Karim believes that the Kurdish leadership, symbolized by Masoud Barzani and Jalal Talabani, made a big mistake at the beginning by focusing only on regional issues, ignoring Baghdad’s affairs.

He thinks they should have aimed for a federal democratic system that respects citizenship rights.

Karim pointed out that without a unified Iraq, the region’s rights would be uncertain. He also criticized the Shiite-Kurdish alliance, which he sees as odd.

Additionally, he mentioned mistakes in failing to unify regional institutions and increasing corruption, with party interests often trumping competence in appointments.

Asked about the personal bond between Talabani and Barzani, Karim said: “Both have moved past their tough history, but they haven’t done enough for the future.”

“I want to highlight an act by Barzani that shows his character. When Talabani was sick, Barzani made it clear to anyone thinking of harming Talabani or his family that there would be consequences,” he revealed.

“This isn’t hearsay, it’s firsthand,” affirmed Karim.

“Barzani also refused to discuss the presidency or a successor during Talabani’s illness. I personally organized a gathering for Talabani’s family, where Barzani reassured them, ‘I’m here for you, I’m family.’ His words moved everyone, showing a strong emotional connection,” he added.

When asked about Barzani’s character, Karim said: “He's been a long-time friend, and our relationship has been politically aligned and personally warm from the start.”

“I see him as a loyal friend, and he's shown that loyalty on multiple occasions. He’s smart, decisive, and listens carefully, often changing his mind after thorough consideration,” he noted.

“Once Barzani commits to something, he finds it hard to go back on his word. There was a moment during negotiations with Saddam Hussein when he stood firm despite my advice to reconsider,” recalled Karim.
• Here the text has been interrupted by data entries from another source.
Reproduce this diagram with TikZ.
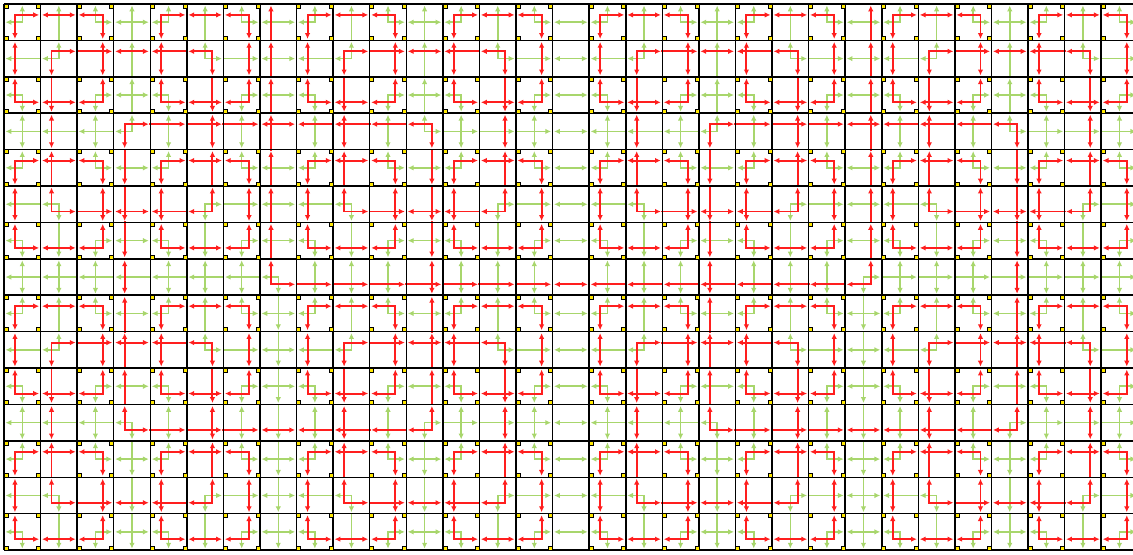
\documentclass[tikz,border=0pt]{standalone}
\usetikzlibrary{arrows.meta}
\definecolor{cred}{HTML}{FF1E1E}
\definecolor{cgreen}{HTML}{A8D66C}
\definecolor{cyell}{HTML}{FFE800}
\tikzset{
  every picture/.style={line width=1pt},
  redline/.style={draw=cred, line width=1.5pt, line cap=rect},
  greenline/.style={draw=cgreen, line width=1.2pt, line cap=rect},
  onetip/.style={-{Latex[length=1.6mm, width=1.5mm]}, shorten >=0.4mm},
  twotip/.style={{Latex[length=1.6mm, width=1.5mm]}-{Latex[length=1.6mm, width=1.5mm]}, shorten >=0.4mm, shorten <=0.4mm},
  cellline/.style={draw=black, line width=1.2pt},
  corner/.style={fill=cyell, draw=black, line width=0.45pt},
}
% one square ring round cell (#1,#2), #3 cells out, pushed #4 further
\newcommand{\ring}[5]{%
  \pgfmathsetmacro{\lx}{#1+0.5-#3-#4}\pgfmathsetmacro{\rx}{#1+0.5+#3+#4}%
  \pgfmathsetmacro{\ty}{#2+0.5-#3-#4}\pgfmathsetmacro{\by}{#2+0.5+#3+#4}%
  \foreach \i in {-#3,...,#3} {
    \pgfmathsetmacro{\ha}{\i==-#3 ? \lx : #1+(\i)}
    \pgfmathsetmacro{\hb}{\i==#3 ? \rx : #1+(\i)+1}
    \pgfmathsetmacro{\va}{\i==-#3 ? \ty : #2+(\i)}
    \pgfmathsetmacro{\vb}{\i==#3 ? \by : #2+(\i)+1}
    \ifnum\i<0
      \draw[#5, onetip] (\ha,\ty) -- (\hb,\ty); \draw[#5, onetip] (\ha,\by) -- (\hb,\by);
      \draw[#5, onetip] (\lx,\va) -- (\lx,\vb); \draw[#5, onetip] (\rx,\va) -- (\rx,\vb);
    \else\ifnum\i>0
      \draw[#5, onetip] (\hb,\ty) -- (\ha,\ty); \draw[#5, onetip] (\hb,\by) -- (\ha,\by);
      \draw[#5, onetip] (\lx,\vb) -- (\lx,\va); \draw[#5, onetip] (\rx,\vb) -- (\rx,\va);
    \else
      \draw[#5, twotip] (\ha,\ty) -- (\hb,\ty); \draw[#5, twotip] (\ha,\by) -- (\hb,\by);
      \draw[#5, twotip] (\lx,\va) -- (\lx,\vb); \draw[#5, twotip] (\rx,\va) -- (\rx,\vb);
    \fi\fi
  }%
}

\begin{document}
\begin{tikzpicture}[x=1cm, y=-0.9954cm]
  \useasboundingbox (-0.109,-0.11) rectangle (30.87,15.11);
  \begin{scope}
    \clip (0,0) rectangle (31,15);
    % green rings
    \foreach \cx in {-1,3,...,31} \foreach \cy in {-1,3,7,11,15} {\ring{\cx}{\cy}{1}{0}{greenline}}
    \foreach \cx in {-1,7,...,31} \foreach \cy in {-1,7,15} {\ring{\cx}{\cy}{2}{0}{greenline}}
    \foreach \cx in {-1,15,31} \foreach \cy in {-1,15} {\ring{\cx}{\cy}{4}{0}{greenline}}
    \foreach \cx in {-1,31} {\ring{\cx}{15}{8}{0}{greenline}}
    % red rings
    \foreach \cx in {1,5,...,29} \foreach \cy in {1,5,9,13} {\ring{\cx}{\cy}{1}{0.2}{redline}}
    \foreach \cx in {3,11,19,27} \foreach \cy in {3,11} {\ring{\cx}{\cy}{2}{0.2}{redline}}
    \foreach \cx in {7,23} {\ring{\cx}{7}{4}{0.2}{redline}}
    \ring{15}{-1}{8}{0.2}{redline}
  \end{scope}
  % cells
  \foreach \x in {0,...,31} \draw[cellline] (\x,0) -- (\x,15);
  \foreach \y in {0,...,15} \draw[cellline] (0,\y) -- (31,\y);
  % coarse cells
  \foreach \x in {0,2,...,30} \foreach \y in {0,2,...,14} {
    \draw[corner] (\x,\y) rectangle ++(0.11,0.11);
    \draw[corner] (\x+1,\y) rectangle ++(-0.11,0.11);
    \draw[corner] (\x,\y+1) rectangle ++(0.11,-0.11);
    \draw[corner] (\x+1,\y+1) rectangle ++(-0.11,-0.11);
  }
\end{tikzpicture}
\end{document}
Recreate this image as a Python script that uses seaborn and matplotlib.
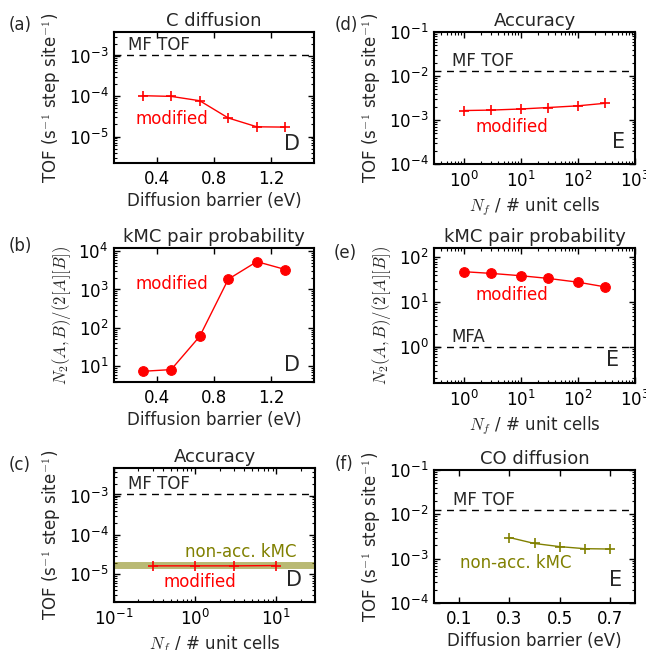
import numpy as np
import pandas as pd
import seaborn as sns
import matplotlib
matplotlib.use('Agg')
import matplotlib.pyplot as plt

# (a) C diffusion
a_barrier = [0.3, 0.5, 0.7, 0.9, 1.1, 1.3]
a_tof = [1.04e-4, 1.0e-4, 7.8e-5, 2.9e-5, 1.75e-5, 1.72e-5]
a_mf = 1.1e-3
# (b) pair probability vs C barrier
b_barrier = [0.3, 0.5, 0.7, 0.9, 1.1, 1.3]
b_pair = [7.4, 8.2, 60, 1850, 5300, 3300]
# (c) accuracy D
c_nf = [0.3, 1, 3, 10]
c_tof = [1.65e-5, 1.65e-5, 1.65e-5, 1.68e-5]
c_mf = 1.1e-3
c_nonacc = 1.7e-5
# (d) accuracy E
d_nf = [1, 3, 10, 30, 100, 300]
d_tof = [1.64e-3, 1.68e-3, 1.78e-3, 1.92e-3, 2.1e-3, 2.4e-3]
d_mf = 1.3e-2
# (e) pair probability E
e_nf = [1, 3, 10, 30, 100, 300]
e_pair = [48, 44, 39, 34, 28, 22]
e_mfa = 1.0
# (f) CO diffusion
f_barrier = [0.3, 0.4, 0.5, 0.6, 0.7]
f_tof = [3.0e-3, 2.2e-3, 1.87e-3, 1.68e-3, 1.65e-3]
f_mf = 1.28e-2

sns.set_style('ticks')
plt.rcParams['font.family'] = ['DejaVu Sans']
plt.rcParams['mathtext.fontset'] = 'cm'
plt.rcParams['font.size'] = 12
plt.rcParams['axes.linewidth'] = 1.5
for ax_ in ['xtick', 'ytick']:
    plt.rcParams[ax_ + '.direction'] = 'in'
    plt.rcParams[ax_ + '.major.size'] = 4
    plt.rcParams[ax_ + '.minor.size'] = 2
    plt.rcParams[ax_ + '.major.width'] = 1
    plt.rcParams[ax_ + '.minor.width'] = 0.8
    plt.rcParams[ax_ + '.color'] = 'black'
    plt.rcParams[ax_ + '.labelsize'] = 12
plt.rcParams['xtick.top'] = True
plt.rcParams['ytick.right'] = True
plt.rcParams['xtick.major.pad'] = 5
plt.rcParams['ytick.major.pad'] = 4

W, H = 646, 650
fig = plt.figure(figsize=(W / 100, H / 100), dpi=100)

def box(l, t, r, b):
    return fig.add_axes([l / W, 1 - b / H, (r - l) / W, (b - t) / H])

tof_label = 'TOF (s$^{-1}$ step site$^{-1}$)'
pair_label = '$N_2(A,B)/(2[A][B])$'
nf_label = '$N_f$ / # unit cells'
bar_label = 'Diffusion barrier (eV)'
red = '#ff0000'
olive = '#808000'
fs = 12

def decorate(ax, title, tag, tag_xy, ylab, xlab):
    ax.set_title(title, fontsize=13, pad=4)
    ax.set_ylabel(ylab, fontsize=fs)
    ax.set_xlabel(xlab, fontsize=fs, labelpad=3)
    fig.text(tag_xy[0] / W, 1 - tag_xy[1] / H, tag, fontsize=fs, ha='left', va='center')
    for s in ax.spines.values():
        s.set_visible(True)
        s.set_color('black')
    ax.tick_params(which='both', top=True, right=True, direction='in')

def hline_text(ax, y, label, x0):
    ax.axhline(y, color='black', ls='--', lw=1, dashes=(5, 4))
    ax.text(x0, y * 1.03, label, transform=ax.get_yaxis_transform(), fontsize=fs,
            ha='left', va='bottom')

mk = dict(marker='+', markersize=7.5, markeredgewidth=1.2, lw=1)

# (a)
ax = box(114, 32, 314, 163)
ax.set_yscale('log')
sns.lineplot(x=a_barrier, y=a_tof, ax=ax, color=red, markeredgecolor=red, **mk)
ax.set_xlim(0.1, 1.5)
ax.set_ylim(2.2e-6, 4e-3)
ax.set_xticks([0.4, 0.8, 1.2])
hline_text(ax, a_mf, 'MF TOF', 0.07)
ax.text(0.105, 0.336, 'modified', color=red, transform=ax.transAxes, fontsize=fs, va='center')
ax.text(0.93, 0.07, 'D', transform=ax.transAxes, fontsize=15, ha='right', va='bottom')
decorate(ax, 'C diffusion', '(a)', (9, 25), tof_label, bar_label)

# (b)
ax = box(114, 248, 314, 382)
ax.set_yscale('log')
sns.lineplot(x=b_barrier, y=b_pair, ax=ax, color=red, marker='o', markersize=7,
             markeredgecolor=red, lw=1)
ax.set_xlim(0.1, 1.5)
ax.set_ylim(3.9, 1.2e4)
ax.set_xticks([0.4, 0.8, 1.2])
ax.text(0.105, 0.73, 'modified', color=red, transform=ax.transAxes, fontsize=fs, va='center')
ax.text(0.93, 0.05, 'D', transform=ax.transAxes, fontsize=15, ha='right', va='bottom')
decorate(ax, 'kMC pair probability', '(b)', (9, 246), pair_label, bar_label)

# (c)
ax = box(114, 468, 315, 602)
ax.set_xscale('log')
ax.set_yscale('log')
ax.axhline(c_nonacc, color=olive, alpha=0.55, lw=5)
sns.lineplot(x=c_nf, y=c_tof, ax=ax, color=red, markeredgecolor=red, **mk)
ax.set_xlim(0.1, 30)
ax.set_ylim(2e-6, 5e-3)
hline_text(ax, c_mf, 'MF TOF', 0.07)
ax.text(0.91, 0.37, 'non-acc. kMC', color=olive, transform=ax.transAxes, fontsize=fs,
        ha='right', va='center')
ax.text(0.245, 0.15, 'modified', color=red, transform=ax.transAxes, fontsize=fs, va='center')
ax.text(0.935, 0.09, 'D', transform=ax.transAxes, fontsize=15, ha='right', va='bottom')
decorate(ax, 'Accuracy', '(c)', (9, 465), tof_label, nf_label)

# (d)
ax = box(434, 32, 635, 164)
ax.set_xscale('log')
ax.set_yscale('log')
sns.lineplot(x=d_nf, y=d_tof, ax=ax, color=red, markeredgecolor=red, **mk)
ax.set_xlim(0.3, 1000)
ax.set_ylim(1e-4, 1e-1)
hline_text(ax, d_mf, 'MF TOF', 0.09)
ax.text(0.204, 0.28, 'modified', color=red, transform=ax.transAxes, fontsize=fs, va='center')
ax.text(0.95, 0.09, 'E', transform=ax.transAxes, fontsize=15, ha='right', va='bottom')
decorate(ax, 'Accuracy', '(d)', (335, 25), tof_label, nf_label)

# (e)
ax = box(434, 248, 635, 383)
ax.set_xscale('log')
ax.set_yscale('log')
sns.lineplot(x=e_nf, y=e_pair, ax=ax, color=red, marker='o', markersize=7,
             markeredgecolor=red, lw=1)
ax.set_xlim(0.3, 1000)
ax.set_ylim(0.158, 162)
hline_text(ax, e_mfa, 'MFA', 0.085)
ax.text(0.204, 0.65, 'modified', color=red, transform=ax.transAxes, fontsize=fs, va='center')
ax.text(0.92, 0.1, 'E', transform=ax.transAxes, fontsize=15, ha='right', va='bottom')
decorate(ax, 'kMC pair probability', '(e)', (334, 253), pair_label, nf_label)

# (f)
ax = box(434, 470, 635, 603)
ax.set_yscale('log')
sns.lineplot(x=f_barrier, y=f_tof, ax=ax, color=olive, markeredgecolor=olive, **mk)
ax.set_xlim(0.0, 0.8)
ax.set_ylim(1e-4, 1e-1)
ax.set_xticks([0.1, 0.3, 0.5, 0.7])
hline_text(ax, f_mf, 'MF TOF', 0.095)
ax.text(0.13, 0.3, 'non-acc. kMC', color=olive, transform=ax.transAxes, fontsize=fs, va='center')
ax.text(0.935, 0.1, 'E', transform=ax.transAxes, fontsize=15, ha='right', va='bottom')
decorate(ax, 'CO diffusion', '(f)', (335, 464), tof_label, bar_label)

fig.savefig('out.png', dpi=100)
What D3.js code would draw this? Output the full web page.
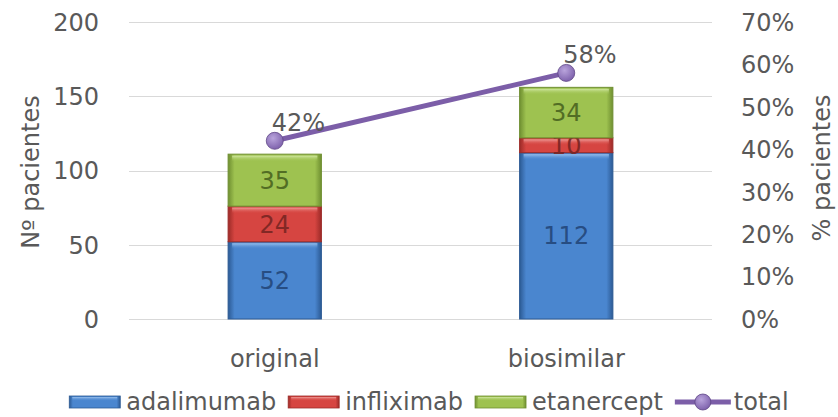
<!DOCTYPE html>
<html>
<head>
<meta charset="utf-8">
<script src="https://cdn.jsdelivr.net/npm/d3@7"></script>
<style>
  html, body { margin: 0; padding: 0; background: #ffffff; }
  svg { display: block; }
  text { font-family: "DejaVu Sans", "Open Sans", sans-serif; fill: #595959; }
</style>
</head>
<body>
<svg id="chart" width="838" height="417"></svg>
<script>
// Patients per drug, by product type
const categories = ["original", "biosimilar"];
const seriesNames = ["adalimumab", "infliximab", "etanercept"];
const adalimumab = [52, 112];
const infliximab = [24, 10];
const etanercept = [35, 34];
// Share of all patients in each group
const totalPct = [0.42, 0.58];
const leftTicks = [0, 50, 100, 150, 200];
const rightTicks = [0, 0.1, 0.2, 0.3, 0.4, 0.5, 0.6, 0.7];

const FS = "24px";
const colors = {
  adalimumab: { base: "#4a86cf", dark: "#2c5a94", light: "#9cc3ef", text: "#24477a" },
  infliximab: { base: "#d64541", dark: "#9c2b28", light: "#f0a09c", text: "#7a2523" },
  etanercept: { base: "#9ec250", dark: "#6f8f31", light: "#d3e9a6", text: "#4a6420" },
  total: { line: "#7c5ea8", dot: "#7f63ad", dotLight: "#b9a4dc" }
};

const svg = d3.select("#chart");
const W = 838, H = 417;
const margin = { left: 129, right: W - 712, top: 22, bottom: H - 319 };

const x = d3.scaleBand().domain(categories).range([margin.left, W - margin.right]).paddingInner(0).paddingOuter(0);
const barW = x.bandwidth() * 0.32;
const yL = d3.scaleLinear().domain([0, 200]).range([H - margin.bottom, margin.top]);
const yR = d3.scaleLinear().domain([0, 0.7]).range([H - margin.bottom, margin.top]);

const defs = svg.append("defs");
seriesNames.forEach(name => {
  const c = colors[name];
  const g = defs.append("linearGradient").attr("id", "h-" + name).attr("x1", 0).attr("x2", 1).attr("y1", 0).attr("y2", 0);
  g.append("stop").attr("offset", "0%").attr("stop-color", c.dark);
  g.append("stop").attr("offset", "7%").attr("stop-color", c.base);
  g.append("stop").attr("offset", "93%").attr("stop-color", c.base);
  g.append("stop").attr("offset", "100%").attr("stop-color", c.dark);
  const v = defs.append("linearGradient").attr("id", "v-" + name).attr("x1", 0).attr("x2", 0).attr("y1", 0).attr("y2", 1);
  v.append("stop").attr("offset", "0%").attr("stop-color", c.light).attr("stop-opacity", 0.95);
  v.append("stop").attr("offset", "100%").attr("stop-color", c.base).attr("stop-opacity", 0);
});
const rg = defs.append("radialGradient").attr("id", "dot").attr("cx", "40%").attr("cy", "35%").attr("r", "65%");
rg.append("stop").attr("offset", "0%").attr("stop-color", colors.total.dotLight);
rg.append("stop").attr("offset", "100%").attr("stop-color", colors.total.dot);

// Gridlines
svg.append("g").selectAll("line").data(leftTicks).join("line")
  .attr("x1", margin.left).attr("x2", W - margin.right)
  .attr("y1", d => Math.round(yL(d)) + 0.5).attr("y2", d => Math.round(yL(d)) + 0.5)
  .attr("stroke", "#d9d9d9").attr("stroke-width", 1);

// Left axis
const axisL = svg.append("g").attr("transform", `translate(${margin.left - 30},0)`)
  .call(d3.axisLeft(yL).tickValues(leftTicks).tickSize(0).tickPadding(0));
axisL.select(".domain").remove();
axisL.selectAll("text").style("font-size", FS).attr("fill", "#595959").attr("dy", "0.35em");

// Right axis
const axisR = svg.append("g").attr("transform", `translate(${W - margin.right + 29},0)`)
  .call(d3.axisRight(yR).tickValues(rightTicks).tickFormat(d3.format(".0%")).tickSize(0).tickPadding(0));
axisR.select(".domain").remove();
axisR.selectAll("text").style("font-size", FS).attr("fill", "#595959").attr("dy", "0.35em");

// Bottom category labels
const axisB = svg.append("g").attr("transform", `translate(0,${H - margin.bottom + 40})`)
  .call(d3.axisBottom(x).tickSize(0).tickPadding(0));
axisB.select(".domain").remove();
axisB.selectAll("text").style("font-size", FS).attr("fill", "#595959").attr("dy", "0.35em");

// Axis titles
svg.append("text").attr("transform", `translate(31,172) rotate(-90)`)
  .attr("text-anchor", "middle").attr("dy", "0.35em").style("font-size", FS).text("Nº pacientes");
svg.append("text").attr("transform", `translate(822,168) rotate(-90)`)
  .attr("text-anchor", "middle").attr("dy", "0.35em").style("font-size", FS).text("% pacientes");

// Stacked bars
const rows = categories.map((cat, i) => ({
  cat, adalimumab: adalimumab[i], infliximab: infliximab[i], etanercept: etanercept[i]
}));
const stacked = d3.stack().keys(seriesNames)(rows);

stacked.forEach(layer => {
  const name = layer.key;
  const g = svg.append("g");
  layer.forEach(d => {
    const cx = x(d.data.cat) + x.bandwidth() / 2;
    const x0 = cx - barW / 2;
    const yTop = yL(d[1]), yBot = yL(d[0]);
    const h = yBot - yTop;
    g.append("rect").attr("x", x0).attr("y", yTop).attr("width", barW).attr("height", h)
      .attr("fill", `url(#h-${name})`).attr("stroke", colors[name].dark).attr("stroke-width", 1);
    g.append("rect").attr("x", x0 + 4).attr("y", yTop + 1.5).attr("width", barW - 8).attr("height", Math.min(6, h * 0.4))
      .attr("fill", `url(#v-${name})`);
    g.append("text").attr("x", cx).attr("y", (yTop + yBot) / 2).attr("dy", "0.36em")
      .attr("text-anchor", "middle").style("font-size", FS)
      .style("fill", colors[name].text).style("opacity", 0.9)
      .text(d.data[name]);
  });
});

// Total line on the right axis
const pts = categories.map((c, i) => ({ cx: x(c) + x.bandwidth() / 2, v: totalPct[i] }));
svg.append("path").datum(pts)
  .attr("d", d3.line().x(d => d.cx).y(d => yR(d.v)))
  .attr("fill", "none").attr("stroke", colors.total.line).attr("stroke-width", 5).attr("stroke-linecap", "round");
svg.append("g").selectAll("circle").data(pts).join("circle")
  .attr("cx", d => d.cx).attr("cy", d => yR(d.v)).attr("r", 8.5)
  .attr("fill", "url(#dot)").attr("stroke", "#5e4585").attr("stroke-width", 0.8);
svg.append("g").selectAll("text").data(pts).join("text")
  .attr("x", d => d.cx - 3).attr("y", d => yR(d.v) - 10)
  .style("font-size", FS).style("fill", "#595959")
  .text(d => d3.format(".0%")(d.v));

// Legend
const legend = svg.append("g");
const legendItems = seriesNames.concat(["total"]);
let lx = 0;
const ly = 402;
const itemGap = 12;
legendItems.forEach(name => {
  const item = legend.append("g").attr("transform", `translate(${lx},0)`);
  if (name === "total") {
    item.append("line").attr("x1", 0).attr("x2", 56).attr("y1", ly).attr("y2", ly)
      .attr("stroke", colors.total.line).attr("stroke-width", 5);
    item.append("circle").attr("cx", 28).attr("cy", ly).attr("r", 8)
      .attr("fill", "url(#dot)").attr("stroke", "#5e4585").attr("stroke-width", 0.8);
  } else {
    item.append("rect").attr("x", 0).attr("y", ly - 6).attr("width", 51).attr("height", 12)
      .attr("fill", `url(#h-${name})`).attr("stroke", colors[name].dark).attr("stroke-width", 0.8);
    item.append("rect").attr("x", 3).attr("y", ly - 5).attr("width", 45).attr("height", 4)
      .attr("fill", `url(#v-${name})`);
  }
  const sw = name === "total" ? 59 : 57;
  const t = item.append("text").attr("x", sw).attr("y", ly).attr("dy", "0.35em")
    .style("font-size", FS).text(name);
  lx += sw + t.node().getComputedTextLength() + itemGap;
});
const legendW = lx - itemGap;
legend.attr("transform", `translate(${429 - legendW / 2},0)`);
</script>
</body>
</html>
Regarding the aftermath of the independence referendum, Karim believes that the negative turn in the political landscape began during Nouri al-Maliki’s tenure.

Al-Maliki’s attempts to shift alliances and his refusal to compromise exacerbated tensions.

The referendum itself wasn’t the problem; rather, it was exploited by some to punish the Kurdistan Region.

However, Karim emphasized that holding referendums is a citizen’s right, and the purpose of the Kurdistan referendum was to affirm this right, not to declare independence.